Já Moscou tem experimentado dificuldades com sua Frota do Mar Negro, que devido ao risco associado a drones e mísseis só participa a distância da guerra, quando alguma de suas cinco fragatas lança mísseis Kalibr. Até hoje, o afundamento do Moskva simboliza a fragilidade naval não esperada dos russos.

Boa parte de sua força foi deslocada para o mais protegido mar de Azov, um braço do mar Negro junto à costa ocupada do sul ucraniano e das regiões russas de Rostov e Krasnodar. Ela, entretanto, é muito superior à ucraniana, tendo em especial seis submarinos diesel-elétricos de ataque.

Neste momento, segundo o site de monitoramento marítimo Marine Traffic, há cerca de 20 navios com destino declarado à região de Odessa parados junto ao estuário do rio Danúbio, na fronteira entre a Romênia e a Ucrânia, além de dois navios de transporte ancorados junto a portos ucranianos. Há cerca de quatro embarcações rumo à Rússia, mas distantes da área da guerra.

É possível que o bloqueio fique só nas ameaças. Resta saber qual será a postura turca no caso de alguma tentativa de testar a disposição russa nos mares: além de próxima de Moscou, Ancara sabe que um embate pode levar a uma escalada imprevisível, como quase ocorreu entre forças dos dois países na Síria.

Enquanto isso, a Rússia segue atacando a região de Odessa, pelo terceiro dia seguido. Se nos dois primeiros os alvos eram estruturas portuárias ligadas à exportação de grãos, nesta quinta o Ministério da Defesa disse ter alvejado bases de construção e lançamento de drones e embarcações de pequeno porte.

Foram ataques “retaliatórios”, afirmou a pasta, em resposta à explosão que atingiu a ponte da Crimeia. Ao todo, houve três mortos e 27 feridos na região, o saldo mais sangrento desde que os russos iniciaram sua campanha contra a costa, focando Odessa e Mikolaiv.

Um aliado de Putin acabou atingido: a China, que teve o consulado na cidade atingido pela onda de choque e estilhaços decorrentes de ataques com mísseis, sem vítimas. Pequim disse que acompanhava o caso com atenção, mas não fez comentários específicos.
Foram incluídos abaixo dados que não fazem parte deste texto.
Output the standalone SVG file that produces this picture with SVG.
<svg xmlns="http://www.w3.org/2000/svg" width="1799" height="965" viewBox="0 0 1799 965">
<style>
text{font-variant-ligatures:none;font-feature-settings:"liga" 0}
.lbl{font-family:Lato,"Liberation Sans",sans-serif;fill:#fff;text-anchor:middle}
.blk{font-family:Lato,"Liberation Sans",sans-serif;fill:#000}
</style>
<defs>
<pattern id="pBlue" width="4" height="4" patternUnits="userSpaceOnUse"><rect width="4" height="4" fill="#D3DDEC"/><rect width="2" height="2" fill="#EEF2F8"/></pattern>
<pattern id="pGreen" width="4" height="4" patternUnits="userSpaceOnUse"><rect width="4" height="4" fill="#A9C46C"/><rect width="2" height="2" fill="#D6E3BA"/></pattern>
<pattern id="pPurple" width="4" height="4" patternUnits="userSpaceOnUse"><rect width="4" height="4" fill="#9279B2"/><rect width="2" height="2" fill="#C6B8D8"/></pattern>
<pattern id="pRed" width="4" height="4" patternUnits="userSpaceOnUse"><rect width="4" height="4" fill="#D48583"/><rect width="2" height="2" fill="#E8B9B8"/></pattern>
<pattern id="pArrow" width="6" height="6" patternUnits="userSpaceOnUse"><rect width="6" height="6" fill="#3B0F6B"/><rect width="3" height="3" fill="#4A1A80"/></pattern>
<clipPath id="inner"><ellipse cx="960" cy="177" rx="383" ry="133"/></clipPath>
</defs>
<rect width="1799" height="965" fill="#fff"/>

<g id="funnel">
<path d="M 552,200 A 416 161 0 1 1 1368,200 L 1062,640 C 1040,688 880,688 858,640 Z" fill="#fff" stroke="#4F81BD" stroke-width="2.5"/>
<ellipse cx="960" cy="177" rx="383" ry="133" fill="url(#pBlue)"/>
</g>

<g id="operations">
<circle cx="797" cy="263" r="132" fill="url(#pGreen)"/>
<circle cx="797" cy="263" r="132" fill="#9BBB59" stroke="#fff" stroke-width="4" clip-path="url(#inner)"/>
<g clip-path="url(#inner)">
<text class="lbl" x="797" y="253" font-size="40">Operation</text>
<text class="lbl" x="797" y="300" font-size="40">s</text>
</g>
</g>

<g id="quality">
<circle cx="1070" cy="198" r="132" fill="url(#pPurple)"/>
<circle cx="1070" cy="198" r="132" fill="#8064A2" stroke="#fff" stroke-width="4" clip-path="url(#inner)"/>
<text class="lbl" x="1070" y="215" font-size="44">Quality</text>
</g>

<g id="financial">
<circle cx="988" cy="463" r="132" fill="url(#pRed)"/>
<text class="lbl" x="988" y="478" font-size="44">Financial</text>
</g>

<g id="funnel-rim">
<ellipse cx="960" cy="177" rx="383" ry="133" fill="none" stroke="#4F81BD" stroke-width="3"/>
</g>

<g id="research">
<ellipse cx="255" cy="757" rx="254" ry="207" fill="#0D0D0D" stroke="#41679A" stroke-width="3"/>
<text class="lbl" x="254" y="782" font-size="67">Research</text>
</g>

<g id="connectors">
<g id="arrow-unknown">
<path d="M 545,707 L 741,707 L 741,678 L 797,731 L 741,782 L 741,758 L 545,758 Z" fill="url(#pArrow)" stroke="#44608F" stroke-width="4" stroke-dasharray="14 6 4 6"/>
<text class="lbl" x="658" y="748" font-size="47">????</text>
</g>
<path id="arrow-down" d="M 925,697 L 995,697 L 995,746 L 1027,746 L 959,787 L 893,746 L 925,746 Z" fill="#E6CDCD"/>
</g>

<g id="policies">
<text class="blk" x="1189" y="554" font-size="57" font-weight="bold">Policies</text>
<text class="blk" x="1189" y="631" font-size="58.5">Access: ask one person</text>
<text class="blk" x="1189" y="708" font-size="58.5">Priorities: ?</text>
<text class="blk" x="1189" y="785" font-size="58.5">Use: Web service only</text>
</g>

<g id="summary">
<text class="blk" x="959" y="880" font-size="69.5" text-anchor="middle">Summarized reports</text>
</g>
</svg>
No mercado internacional, a confusão segue sugerindo pressão sobre os preços de trigo, milho e óleos vegetais, produtos que têm na Ucrânia um dos maiores fornecedores mundiais. A incerteza também atinge as exportações russas —o país é líder na venda de trigo, por exemplo.
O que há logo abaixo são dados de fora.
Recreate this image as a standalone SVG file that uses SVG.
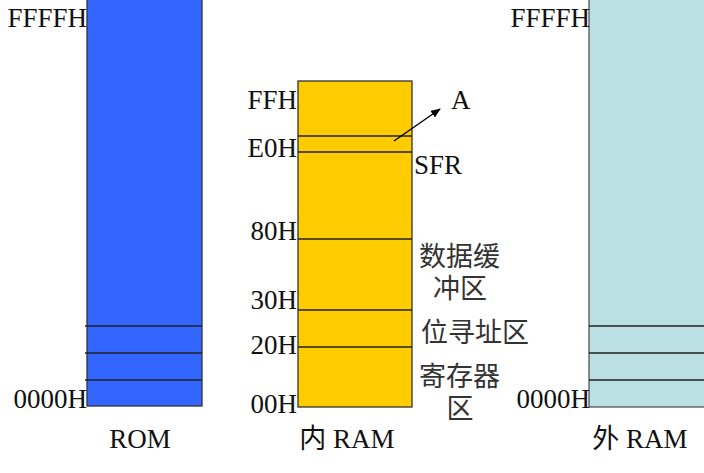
<svg xmlns="http://www.w3.org/2000/svg" width="704" height="473" viewBox="0 0 704 473">
<defs>
<style>
.t{font-family:"Liberation Serif","Noto Sans CJK SC",serif;font-size:27px;fill:#111}
.c{fill:#333}
.r{text-anchor:end}
.m{text-anchor:middle}
.ln{stroke:#222;stroke-width:1.3}
.bx{stroke:#333;stroke-width:1.3}
</style>
<marker id="ah" markerWidth="10" markerHeight="8" refX="9" refY="4" orient="auto" markerUnits="userSpaceOnUse">
<path d="M0,0 L10,4 L0,8 Z" fill="#000"/>
</marker>
</defs>
<rect width="704" height="473" fill="#fff"/>
<g id="rom">
<rect class="bx" x="87" y="-2" width="115" height="408" fill="#3366ff"/>
<line class="ln" x1="85" y1="326" x2="202" y2="326"/>
<line class="ln" x1="85" y1="353" x2="202" y2="353"/>
<line class="ln" x1="85" y1="380" x2="202" y2="380"/>
<text class="t r" x="87" y="27">FFFFH</text>
<text class="t r" x="87" y="408">0000H</text>
<text class="t m" x="140" y="448">ROM</text>
</g>
<g id="inram">
<rect class="bx" x="298" y="81" width="114" height="326" fill="#ffcc00"/>
<line class="ln" x1="298" y1="136" x2="412" y2="136"/>
<line class="ln" x1="298" y1="152" x2="412" y2="152"/>
<line class="ln" x1="298" y1="239" x2="412" y2="239"/>
<line class="ln" x1="298" y1="310" x2="412" y2="310"/>
<line class="ln" x1="298" y1="347" x2="412" y2="347"/>
<text class="t r" x="297" y="109">FFH</text>
<text class="t r" x="297" y="157">E0H</text>
<text class="t r" x="297" y="240">80H</text>
<text class="t r" x="297" y="309">30H</text>
<text class="t r" x="297" y="354">20H</text>
<text class="t r" x="297" y="413">00H</text>
<text class="t m" x="347" y="448">内 RAM</text>
<text class="t" x="451" y="109">A</text>
<text class="t" x="414" y="174">SFR</text>
<text class="t c" x="419" y="266">数据缓</text>
<text class="t c m" x="460" y="298">冲区</text>
<text class="t c" x="421" y="342">位寻址区</text>
<text class="t c" x="419" y="386">寄存器</text>
<text class="t c m" x="460" y="418">区</text>
</g>
<g id="exram">
<rect x="589" y="-2" width="120" height="409" fill="#bbe0e3" stroke="#555" stroke-width="1.3"/>
<line class="ln" x1="589" y1="326" x2="704" y2="326"/>
<line class="ln" x1="589" y1="353" x2="704" y2="353"/>
<line class="ln" x1="589" y1="380" x2="704" y2="380"/>
<text class="t r" x="590" y="27">FFFFH</text>
<text class="t r" x="590" y="408">0000H</text>
<text class="t m" x="640" y="448">外 RAM</text>
</g>
<g id="connectors">
<line x1="394" y1="141" x2="440" y2="109" stroke="#000" stroke-width="1.5" marker-end="url(#ah)"/>
</g>
</svg>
O temor de desabastecimento e um repique da inflação de alimentos no mundo todo, já que grãos afetam toda a cadeia produtiva, com o emprego como ração animal, por exemplo, levou a ONU a marcar uma reunião de emergência. No ano passado, os preços só retomaram o patamar pré-guerra após a assinatura do acordo, em julho.

Adicionando drama, o governador russo da parte ocupada da região ucraniana de Kherson disse nesta quarta que ambos os lados da província deverão perder suas lavouras neste ano devido à falta de água causada pela explosão da represa de Nova Kakhovka, no mês passado.
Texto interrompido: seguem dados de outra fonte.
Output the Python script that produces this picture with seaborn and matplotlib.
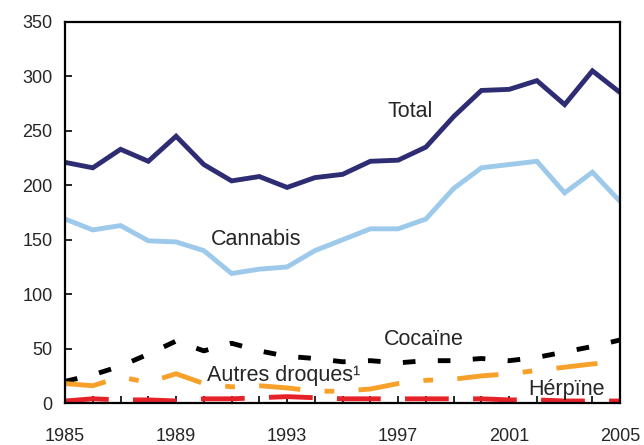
import matplotlib
matplotlib.use("Agg")
import matplotlib.pyplot as plt
import seaborn as sns
import pandas as pd

years = list(range(1985, 2006))
total = [221, 216, 233, 222, 245, 219, 204, 208, 198, 207, 210, 222, 223, 235, 263, 287, 288, 296, 274, 305, 285]
cannabis = [169, 159, 163, 149, 148, 140, 119, 123, 125, 140, 150, 160, 160, 169, 197, 216, 219, 222, 193, 212, 185]
cocaine = [20, 26, 34, 45, 57, 48, 55, 48, 43, 41, 38, 39, 37, 39, 39, 41, 39, 42, 47, 52, 58]
autres = [18, 16, 24, 19, 27, 18, 15, 16, 14, 11, 11, 13, 18, 21, 22, 25, 27, 30, 33, 36, 38]
heroine = [2, 4, 3, 3, 2, 4, 4, 5, 6, 5, 4, 4, 4, 4, 4, 4, 3, 3, 2, 2, 2]

xtick_labels = ["1985", "1989", "1993", "1997", "2001", "2005"]
ytick_values = [0, 50, 100, 150, 200, 250, 300, 350]

sns.set_style("ticks")
plt.rcParams['font.family'] = ['Liberation Sans', 'DejaVu Sans']

fig = plt.figure(figsize=(6.44, 4.45), dpi=100)
ax = fig.add_axes([0.101, 0.094, 0.862, 0.857])

series = [
    (total, "#2e2d74", None),
    (cannabis, "#9dc9ea", None),
    (cocaine, "#000000", (2.6, 4.6)),
    (autres, "#f7a12b", (8.5, 5.0, 2.0, 5.0)),
    (heroine, "#e62229", (9.0, 5.0)),
]
lw = 3.5
for vals, col, dash in series:
    df = pd.DataFrame({"year": years, "value": vals})
    sns.lineplot(data=df, x="year", y="value", ax=ax, color=col, lw=lw)
    line = ax.lines[-1]
    line.set_solid_capstyle("butt")
    line.set_dash_capstyle("butt")
    line.set_solid_joinstyle("miter")
    if dash is not None:
        line.set_dashes(dash)

ax.set_xlim(1985, 2005)
ax.set_ylim(0, 350)
ax.set_xticks(years, minor=False)
ax.set_xticklabels([str(y) if str(y) in xtick_labels else "" for y in years])
ax.set_yticks(ytick_values)
ax.set_xlabel("")
ax.set_ylabel("")
for s in ax.spines.values():
    s.set_visible(True)
    s.set_linewidth(1.6)
    s.set_color("black")
ax.tick_params(axis="x", direction="in", length=5, width=1.4, pad=18, labelsize=13)
ax.tick_params(axis="y", direction="in", length=5, width=1.4, pad=9, labelsize=13)
ax.tick_params(top=False, right=False)

fs = 15.5
ax.text(1996.6, 268, "Total", fontsize=fs, ha="left", va="center")
ax.text(1990.25, 150, "Cannabis", fontsize=fs, ha="left", va="center")
ax.text(1996.5, 58, "Cocaïne", fontsize=fs, ha="left", va="center")
ax.text(1990.1, 25, "Autres droques¹", fontsize=fs, ha="left", va="center")
ax.text(2001.7, 13, "Hérpïne", fontsize=fs, ha="left", va="center")

fig.savefig("out.png", dpi=100)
O reservatório local esvaziou-se, deixando secos canais de irrigação. Kiev estimava em 74% a perda deles quando a explosão, atribuída uns aos outros pelos rivais, ocorreu. Kherson responde por cerca de 80% da produção de frutas e vegetais do país, além de óleo de girassol que abastece 35% do mercado mundial.

Os russos se dizem dispostos a retomar o pacto caso suas demandas acerca das próprias exportações sejam atendidas e dizem que há três meses de janela contratual para que haja negociação sobre o tema.

Toda a movimentação tirou um pouco a atenção do principal problema que os ucranianos têm hoje: a dificuldade em romper as defesas russas na contraofensiva iniciada no mês passado.

Segundo as Forças Armadas, há avanços, e a estratégica Bakhmut, tomada pelos russos em maio, pode ser cercada.

Mas o otimismo contido é refreado pelo avanço dos russos mais ao norte de Donetsk, rumo à região de Kharkiv, um movimento que de acordo com Kiev pode envolver até 100 mil soldados, a maior força desde a invasão de fevereiro de 2022. Ambos os lados relatam combates intensos, mas inconclusivos.

Em Washington, a Casa Branca confirmou que já está em uso a munição de fragmentação enviada para a contraofensiva. O fornecimento a Kiev causou protestos de aliados dos EUA signatários da convenção que proíbe o armamento, que pode deixar pequenas bombas não explodidas em campos por décadas.